Honorable Mensch-ion

Healing Prayers

From the day after my Bar Mitzvah until I graduated high school, I was the baal koreh, the Torah reader in the daily minyan. Not only did my Torah reading skills improve drastically; I also had a note that permitted me to be ten minutes late to school on Mondays, Thursdays, Rosh Chodesh, minor fast days, and holidays…for religious reasons. Each time we read the Torah, I recited a mishebeirach, the prayer for those in need of healing.

One morning, when I was 13-years-old, an elderly man asked me to recite a mishebeirach for his severely ill daughter. That afternoon, the daughter passed away.

That moment transformed my thought on the efficacy of prayer. Did the words out of my 13-year-old mouth not work?

Healing prayers are found throughout our tradition. The Torah tell us this Shabbat that Moses recited the shortest prayer for his sister Miriam, el na rfa na la: God, please heal her.

Each weekday morning in our Amidah, we read the words inspired from the prophet Jeremiah, rfaeini adonai varapeh, hoshieni veevasheah ki thilati ata: Heal me, God, then I will be healed; help me then I will be helped, I praise You for constantly helping me.

So what is the purpose of healing prayers?

If we are certain that these words will cure our physical ills, each and every minyan would be a standing room only congregation.

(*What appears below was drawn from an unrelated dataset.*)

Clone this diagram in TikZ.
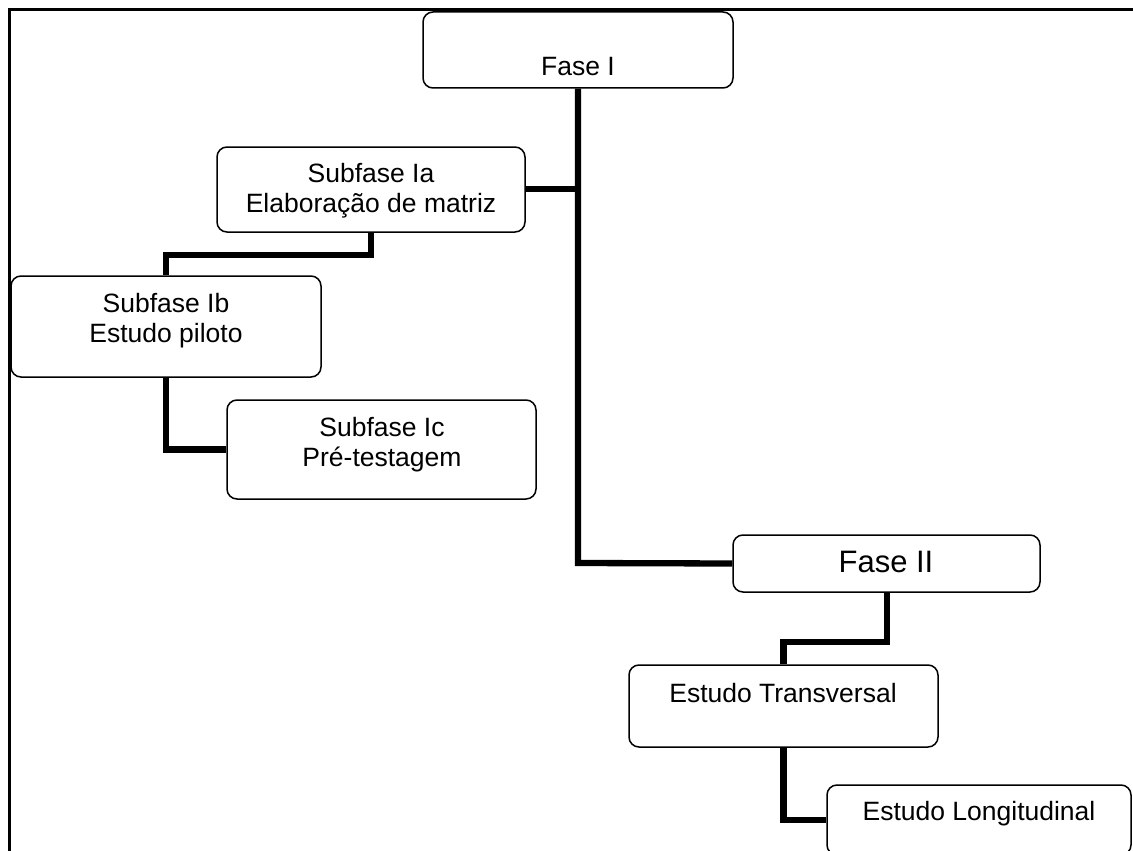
\documentclass[tikz,border=0pt]{standalone}
\usepackage{fontspec}
\setmainfont{Liberation Sans}
\begin{document}
\begin{tikzpicture}[x=1pt,y=-1pt,
  box/.style={draw=black, line width=1.5pt, rounded corners=10pt, fill=white, inner sep=0pt},
  lbl/.style={inner sep=0pt, align=center, font=\fontsize{26.5}{30}\selectfont},
  biglbl/.style={inner sep=0pt, align=center, font=\fontsize{31}{35}\selectfont},
  link/.style={line width=6.3pt, line cap=butt, line join=miter}]
\useasboundingbox (0,0) rectangle (1133,851);
\clip (0,0) rectangle (1133,851);
\fill[white] (0,0) rectangle (1133,851);
% outer frame (cut off at right and bottom)
\draw[line width=2.2pt] (9.5,860) -- (9.5,9.5) -- (1140,9.5);

% boxes
\node[box, minimum width=310pt, minimum height=76pt] (f1) at (578,50) {};
\node[box, minimum width=308pt, minimum height=85pt] (ia) at (371,189.5) {};
\node[box, minimum width=310pt, minimum height=101pt] (ib) at (166,326.5) {};
\node[box, minimum width=309pt, minimum height=99pt] (ic) at (381.5,449.5) {};
\node[box, minimum width=307pt, minimum height=57pt] (f2) at (886.5,563.5) {};
\node[box, minimum width=309pt, minimum height=82pt] (tr) at (783.5,706) {};
\node[box, minimum width=304pt, minimum height=70pt] (lo) at (979,820) {};

% texts
\node[lbl, anchor=base] (f1t) at (578,75) {Fase I};
\node[lbl, anchor=north] (iat) at (371,163) {Subfase Ia\\Elaboração de matriz};
\node[lbl, anchor=north] (ibt) at (166,293) {Subfase Ib\\Estudo piloto};
\node[lbl, anchor=north] (ict) at (382,417) {Subfase Ic\\Pré-testagem};
\node[biglbl, anchor=base] (f2t) at (886,572) {Fase II};
\node[lbl, anchor=base] (trt) at (783,702) {Estudo Transversal};
\node[lbl, anchor=base] (lot) at (979,820) {Estudo Longitudinal};

% connectors
\coordinate (j1) at (578,189);
\draw[link] (f1.south) -- (578,563) -- (f2.west);
\draw[link] (ia.east |- j1) -- (j1);
\draw[link] (ia.south) -- (371,255) -- (166,255) -- (ib.north);
\draw[link] (ib.south) -- (166,449.5) -- (ic.west);
\draw[link] (887,592) -- (887,642) -- (783.5,642) -- (tr.north);
\draw[link] (tr.south) -- (783.5,820) -- (lo.west);
\end{tikzpicture}
\end{document}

The purpose of the mishebeirach is a call for spiritual strength throughout our physical and emotional pain. For we know that one of the most potent medicines for the soul is public prayer.

The Chofetz Chaim taught: When someone swallows a bitter pill, he does not feel its bitterness because it is sugarcoated. Similarly, we who suffer hardship, coated with the sugar of spirituality, can feel just that much better.

We recite these prayers to know that we are not alone. We recite these prayers to announce to the community that there are those who do need our help in healing.

We recite these prayers because they are effective for the soul.

As Debbie Friedman wrote in her modern interpretation of the mishebeirach, “May the source of blessing who blessed the ones before us, help us find the courage to make our lives a blessing,” and let us say, Amen.